Curso para formar leitores

Professora universitária faz quase 40 anos, Ana Maria Accorsi é uma das responsáveis pelo curso de especialização em Teoria e Prática da Formação do Leitor da Uergs. Em pesquisa recente com alunos da universidade, Ana constatou graves dificuldades de interpretação de textos.

“Aprendem conteúdos específicos das disciplinas, mas muitas vezes não compreendem o que é pedido quando precisam desenvolver um problema”, exemplifica. Para ela, a falta de leitura está entre os principais motivos para o problema.

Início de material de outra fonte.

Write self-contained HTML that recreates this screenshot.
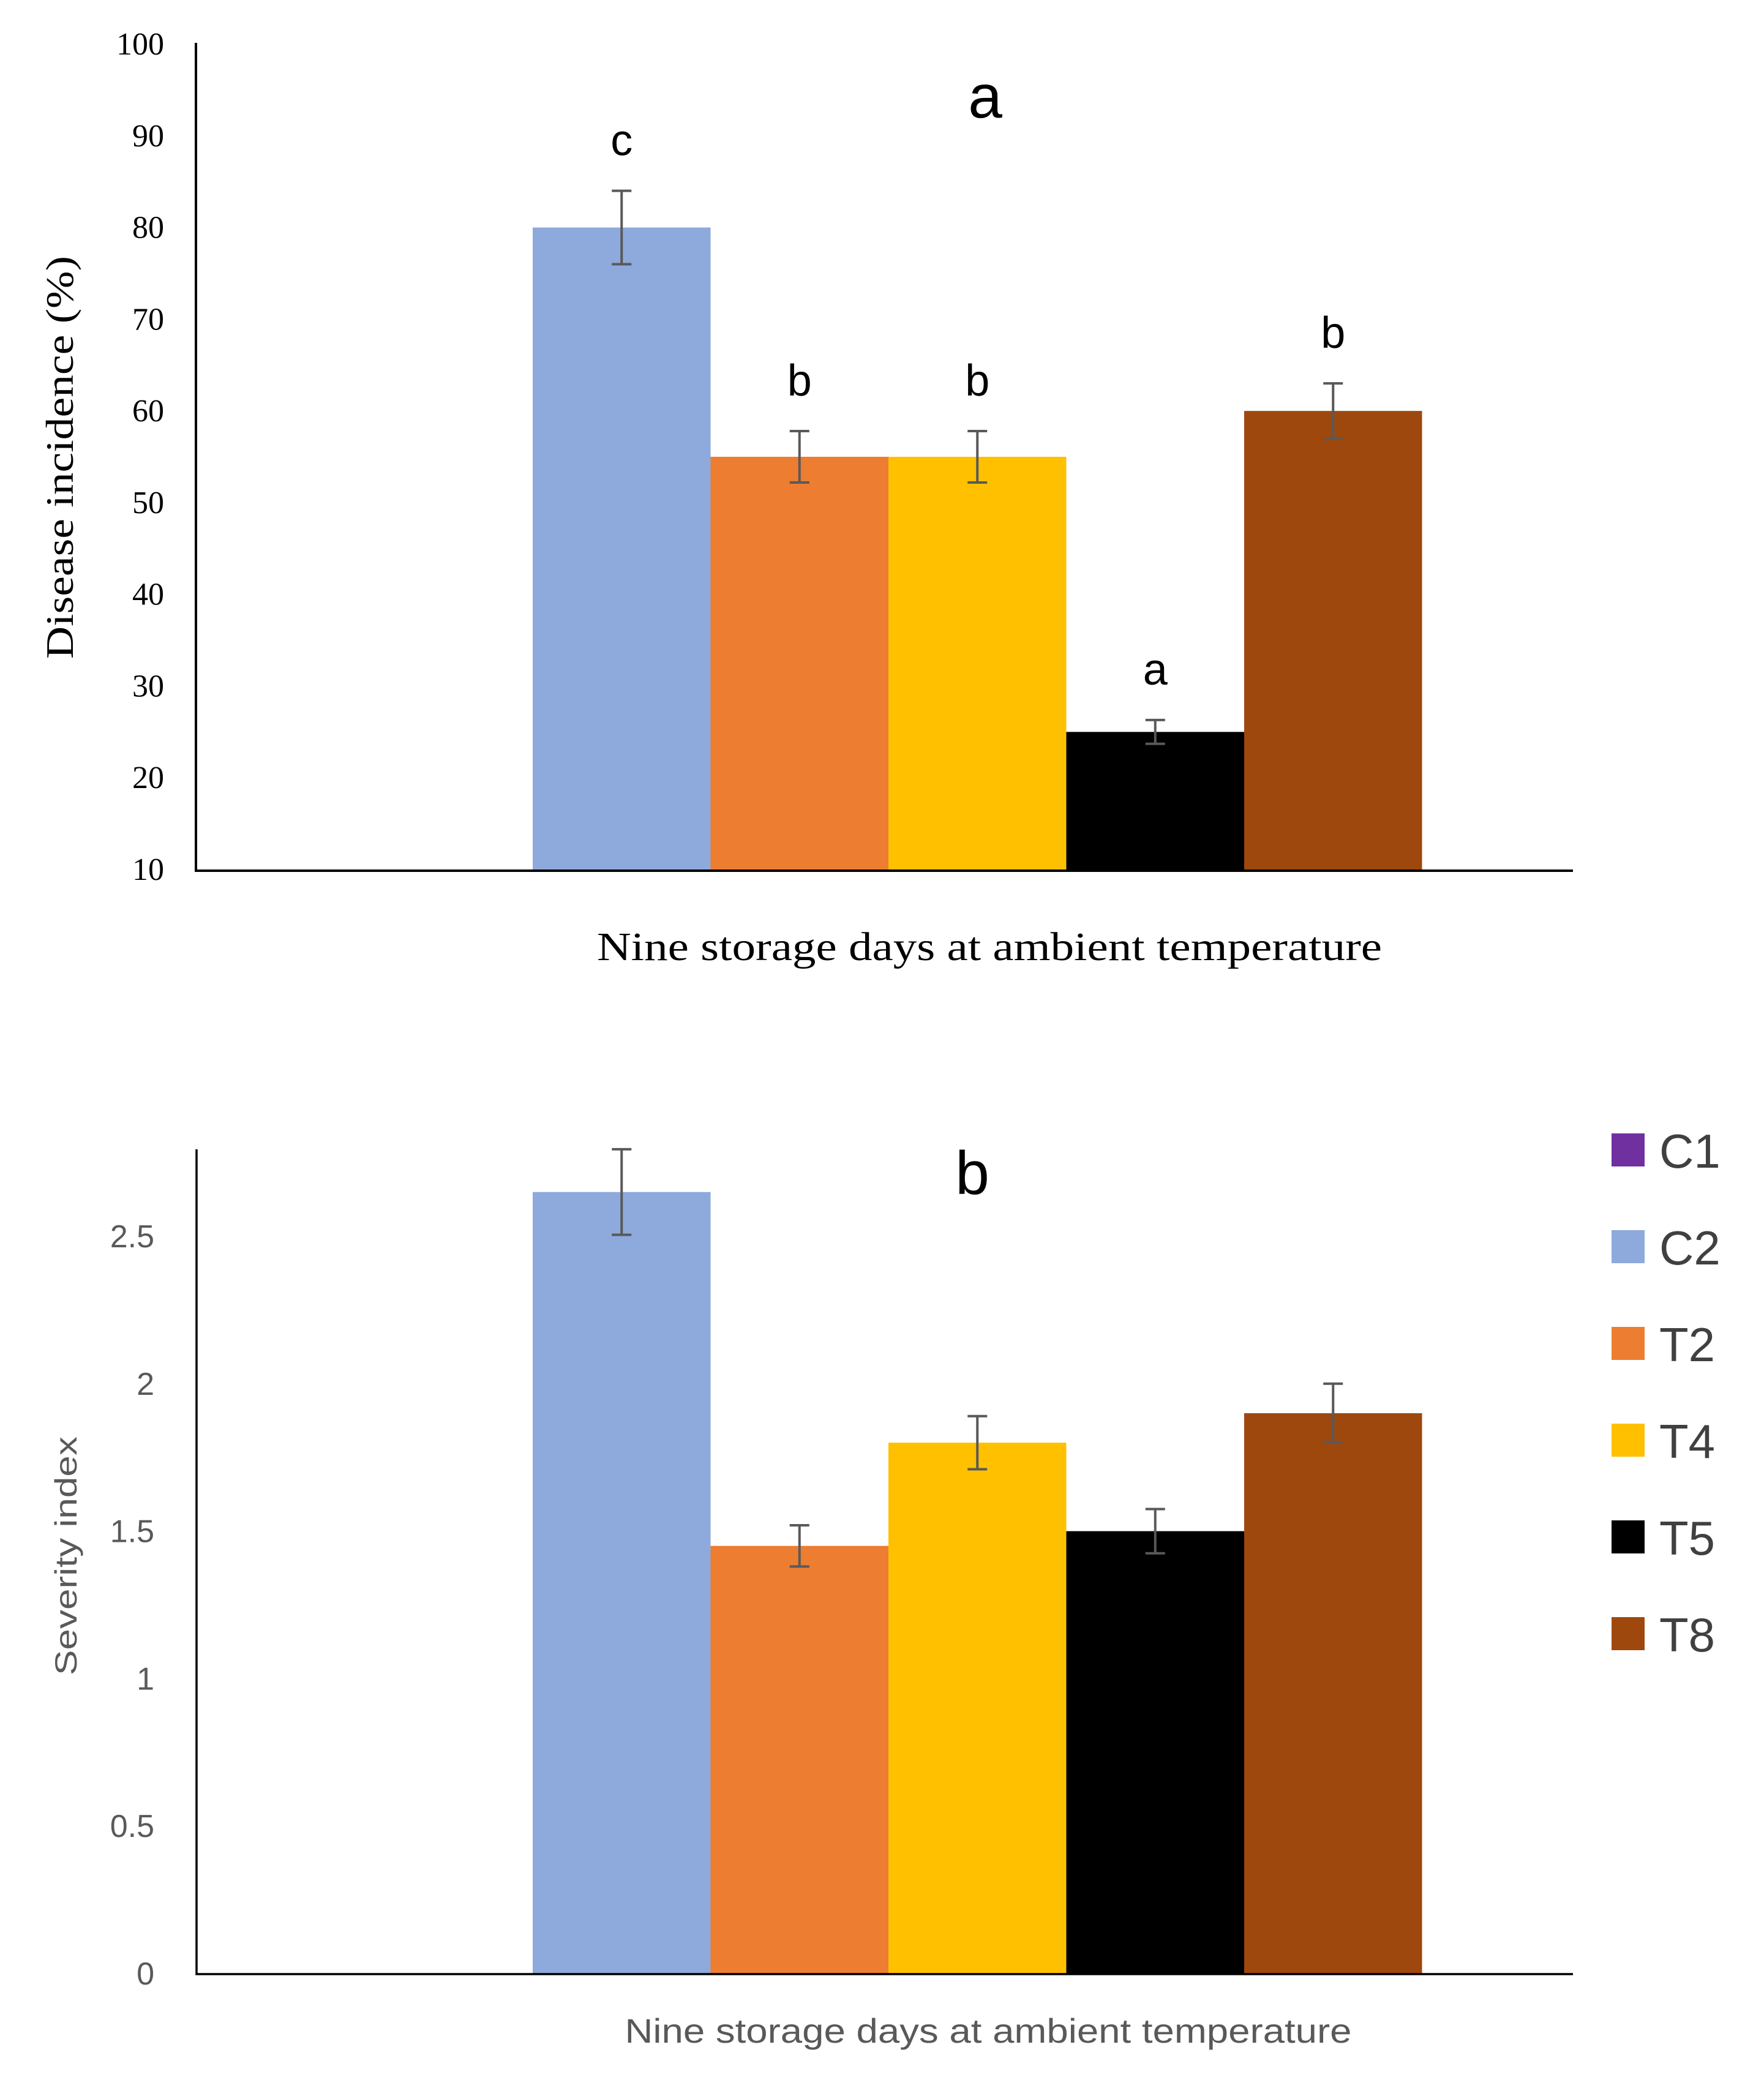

Ana aponta uma barreira cultural que impede o avanço da leitura no país. Segundo ela, o hábito não faz parte do cotidiano da maior parte das famílias brasileiras, ao contrário do que ocorre em países de primeiro mundo e até mesmo de vizinhos como Uruguai, Argentina e Chile.

“Sendo assim, a escola precisa dar esse incentivo, mas nem mesmo nossos professores são leitores frequentes”, evidencia. Cita o exemplo de Porto Alegre, onde a Secretaria de Educação oferece um bônus para compra de livros. Ressalta que muitos educadores beneficiados trocam o bônus por dinheiro.

Ana alega que os baixos salários também contribuem para o problema. No estado, muitos professores trabalham em mais de um local e com isso ficam sem tempo para ler ou buscar qualificações. “Por falta de condições, mesmo a leitura de revistas e jornais deixou de fazer parte dos hábitos do professor público.”

Foi pensando nessas dificuldades que a Uergs elaborou a especialização. Para a professora, é dever da universidade pública formar esses professores e despertar o hábito da leitura. “Se fala muito em leitura, mas vemos poucos trabalhos efetivos.”

Outro exemplo citado são os livros oferecidos pelo MEC às escolas. Conforme a professora, nunca houve por parte do ministério uma oferta tão grande, mas os colégios relutam em deixar o livro em poder dos alunos. “As caixas ficam fechadas e a desculpa é que as crianças podem estragar os materiais.”

Novas realidades

Ana avalia ainda que as escolas poderiam estar mais atentas às novas tecnologias nos quais os estudantes estão inseridos e utilizar as plataformas de maneira produtiva. Para ela, os jovens leem e escrevem muito nas redes sociais, mas têm dificuldade para entender as informações que recebem.

Prova disso é a grande quantidade de informações inverídicas divulgadas por meio internet.

“Tem que ver como a leitura é feita hoje e como isso interfere na concentração e na capacidade de interpretação”, reforça.

Todos os apontamentos fazem parte dos debates e projetos propostos pelos educadores, mas ainda parecem distantes das políticas públicas existentes no Brasil e no estado. Enquanto essa realidade não for alterada, dificilmente teremos avanços concretos na educação e continuaremos a amargar os resultados do Enem.